Loin donc que la parole du logos soit précédée par la parole du muthos, elle chercherait à dessaisir le sujet de l'emprise du muthos : elle délivre de l'unification de l'homme par ce qu'il ne connaît pas de lui, par ce qui le dépasse, par ce que NIETZSCHE appellera les forces dionysiaques. Le mythe étourdit et rappelle à l'homme l'écho de son unité primitive : la glaise dont il est pétrie est celle du monde. Le logos le sépare de ce sol, - et toute séparation est coûteuse. Séparée de la glaise, ADAM sera séparé par le travail de l'unité divine : il donnera sens à la matière que son travail façonne et diversifie dans la multiplicité des objets ; il se donnera une identité par celle qu'il conquiert en éveillant les forces enfouies, - ce que MARX nomme la praxis.


 

 

Ce que dit le mythe, et que la parole du logos ne peut pas saisir, c'est l'unité de l'homme qui lui est donnée par ce qu'il ne domine pas, l'emprise de l'homme dans un monde qui se dit à lui et qui lui donne son sens. Les personnages des mythes sont des dieux ou des héros parce que le mythe veut dire qu'il ne met pas en scène des personnages comme les autres, parce qu'il ne met pas en scène des individualités. Le mythe dit l'unité du monde et de l'homme dans la diversité des situations et des actions qui n'en donnent qu'une vision partielle. S'il n'existe pas de mythe de la parole, c'est que le mythe est la parole de l'unité alors que les paroles du mythe divisent cette unité dans la diversité des actions et des héros.


  1. Cf. : "Mythe veut dire : la parole disante", HEIDEGGER (1954), p. 29. Cf. : "C'est ce que nous dit le mythe, à savoir la parole (Sage)", HEIDEGGER (1958), p. 161.
  2. Cf. : "Logos dit la même chose", HEIDEGGER (1954), p. 29.
  3. Cf. : "Chaque mythe montre comment une réalité est venue à l'existence, fût - ce la réalité totale, le Cosmos, ou seulement un fragment : une île, une espèce végétale, une institution humaine.
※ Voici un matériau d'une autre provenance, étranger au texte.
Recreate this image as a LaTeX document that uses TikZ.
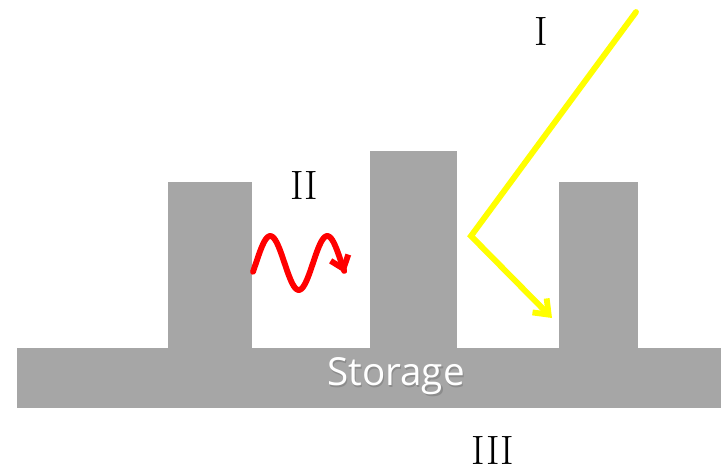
\documentclass[tikz,border=0pt]{standalone}
\usepackage{fontspec}
\setsansfont{Open Sans}
\usetikzlibrary{arrows.meta}

\definecolor{blockgray}{HTML}{A6A6A6}
\definecolor{rayyellow}{HTML}{FFFF00}

\tikzset{
  block/.style={fill=blockgray},
  roman/.style={font=\fontsize{35}{35}\selectfont, inner sep=0pt},
  ray/.style={line width=5pt, line cap=round, line join=miter}
}

\newcommand{\shadowtext}[1]{\makebox[0pt][l]{\hspace{1.2pt}\raisebox{-1.2pt}{\color{black!45}#1}}#1}

\begin{document}
\begin{tikzpicture}[x=0.03cm, y=-0.03cm]
  % Frame
  \useasboundingbox (0,0) rectangle (721,470);

  % Storage bar and pillars
  \fill[block] (17,348) rectangle (721,408);
  \fill[block] (168,182) rectangle (252,349);
  \fill[block] (370,151) rectangle (457,349);
  \fill[block] (559,182) rectangle (638,349);

  % Storage label with a soft shadow
  \node[text=white, font=\sffamily\fontsize{33}{33}\selectfont] (storage) at (396,377) {\shadowtext{Storage}};

  % Labels
  \node[roman] (one) at (541,31) {I};
  \node[roman] (two) at (304,185) {II};
  \node[roman] (three) at (493,450) {III};

  % Incoming and reflected ray
  \coordinate (raystart) at (636,12);
  \coordinate (bounce) at (471,236);
  \coordinate (rayend) at (552,318);
  \draw[ray, rayyellow, -{Straight Barb[length=11pt, width=17pt, line width=5pt]}]
    (raystart) -- (bounce) -- (rayend);

  % Wave between the pillars
  \draw[ray, red, line join=round, -{Straight Barb[length=10pt, width=16pt, line width=5pt]}]
    plot[domain=253:345, samples=80, smooth] (\x, {263 - 27*sin(6.3158*(\x-256))});
\end{tikzpicture}
\end{document}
En narrant comment les choses sont venues à l'existence, on les explique et on répond indirectement à une autre question : pourquoi elles sont venues à l'existence ?", ELIADE (1965), p. 86.
  4. Cf. : "Quelle que soit la complexité d'une fête religieuse, il s'agit toujours d'un événement sacré qui a eu lieu ab origine et qui est rituellement rendu présent. Les participants deviennent les contemporains de l'événement mythique. En d'autres termes, ils "sortent" de leur temps historique - c'est - à - dire du Temps constitué par la somme des événements profanes, personnels et interpersonnels - et rejoignent le Temps primordial, qui est toujours le même, qui appartient à l'Eternité. L'homme religieux débouche périodiquement dans le Temps mythique et sacré, retrouve le Temps de l'origine, celui qui "ne coule pas" parce qu'il ne participe pas à la durée temporelle profane, est constitué par un éternel présent indéfiniment récupérable", ELIADE (1965), p. 79. Cf. : "Réintégrer le Temps sacré de l'origine, c'est devenir le "contemporain des dieux", donc vivre en leur présence, même si cette présence est mystérieuse, en ce sens qu'elle n'est pas toujours visible", ELIADE (1965), p. 81 - 82.
  5. Cf. : "(...) l'énonciation du mythe se veut irruption hic et nunc du temps originel qui renaît par là même donnant à la récitation du mythe sa vérité sacrée", RICOEUR (1988), p. 311.
  6. Cf. : "La fonction maîtresse du mythe est donc de "fixer" les modèles exemplaires de tous les rites et de toutes les activités humaines significatives : alimentation, sexualité, travail, éducation, etc. Se comportant en tant qu'être humain pleinement responsable, l'homme imite les gestes exemplaires des dieux, répète leurs actions (...)", ELIADE (1965), p. 87. Cf. : "On ne devient homme véritable qu'en se conformant à l'enseignement des mythes, en imitant les dieux", ELIADE (1965), p. 89.
  7. Cf. : "Que le divin veuille se manifester dans la parole, c'est le plus grand événement du mythe", OTTO in MATTEI (1998), p. 1509.
  8. Cf. : "En nous engageant dans l'histoire mythique, nous nous mettons à vivre son sens, nous en sommes imprégnés, nous le "pensons" vraiment et dans sa pureté, car sa pure vérité ne peut être saisie que dans les choses où elle se réalise comme action et sentiment", BLANCHOT (1949), p. 43.

La plupart de ces références sont extraites de Reynal SOREL. "De l'interprétation des mythes". In. Encyclopédie Philosophique Universelle. (1998), pp. 1498 - 1512.